14 июля 1997. Поздравляю тебе с 208-й годовщиной со дня Великой Французской Революции».
LXXXVI
Еще позавчера я полагал, что закончу этот роман длинной бредопоэтической, прозополитической песнью с неровными строками, со свингованным ритмом, если, конечно, попадутся грамотные читатели, способные этот хитрый свингованный ритм уловить. Но сегодня я уже так не полагаю, потому что, откровенно говоря, заебся.
А если быть и ещё более откровенным и уж совсем позволить себе невозможную наглость, то можно сказать, что заебся я даже не сегодня, а при рождении, блядь. У мамы хуево получалось меня рожать. В целом, все бы оно ничего, если бы я не захлебнулся околоплодными водами при рождения. А поскольку я захлебнулся, то для того, чтобы получить от меня необходимый младенческий первый крик, меня сразу, не успел я родиться, принялись пиздить. Сначала по голой жопе, а потом добрались и до души, подсылая болезненных женщин. Такая хуйня.
Мне казалось, что мой роман должен кончаться прозобредопоэтической поебенью, заканчивающейся, в свою очередь, аллюзией на господина Шекспира: Мудак ль я, не мудак ль я – вопрос не в этом, бля!..
Потом я предполагал несколько пустых многоточечных строк, после которых считал необходимым как-то все-таки сдержать данное читателям слово и спизднуть-таки что-то о браке и семье. Сие должно было выглядеть так:
...............
...............
...возлюбленной
чарующее лоно
и... ебтыть, хуй с ним,
с браком и семьей!..
Подписаться я хотел фамилией Пушкин. Но этого, как видите, не случилось...
LXXXVII
«Макс, привет!
Спасибо тебе за письмо (и комментарии)
Люблю, когда ты умничаешь, не люблю, когда пускаешь слюни (извини за «натурализм»)

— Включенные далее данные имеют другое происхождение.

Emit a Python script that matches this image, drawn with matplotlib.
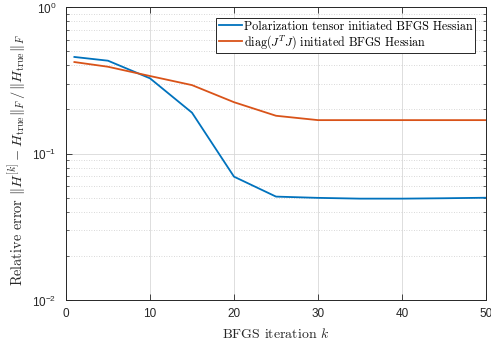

По прочтении поняла, что из затейливого юноши ты на глазах превращаешься в незатейливого мужчину. Или наоборот.
... Что ещё:
Опять шлю свою мутотень в виде пьесы-импр. и порнуху, кот., скорее всего, тебе понравится. А может быть и нет.
Покай.
И.»
LXXXVIII
Я спешил на личную стрелку с удивительной девушкой С. Когда я достиг метро «Тверская», я понял, что я напрасно спешу, потому что у меня в запасе ещё десять минут, а она наверняка опоздает. Такая хуйня.
Весь день, сегодня, 25-го сентября, у меня ехала крыша на почве проблемы выбора. Посему, когда я решил выкурить ещё одну сигарету прежде, чем спуститься в метро, мне было о чем подумать.
Я стоял, как мудак, напротив светящейся вывески «COCA-COLA», которая появилась в Москве сразу после начала перестройки, и пятнадцатилетний Дулов, увидев ее из окна, подумал, что началась ядерная война, – и спрашивал себя, подражая голосу Господа: «Скворцов, ты сам-то, блядь, понимаешь, куда ты идешь? Ты сам-то уверен в том, что ты делаешь? Ты вообще отдаешь себе отчет, куда и зачем ты сейчас пойдешь? Ты понимаешь, что именно сейчас ты решаешь свою ебаную судьбу или нет? Ты хорошо понимаешь, что ты делаешь?»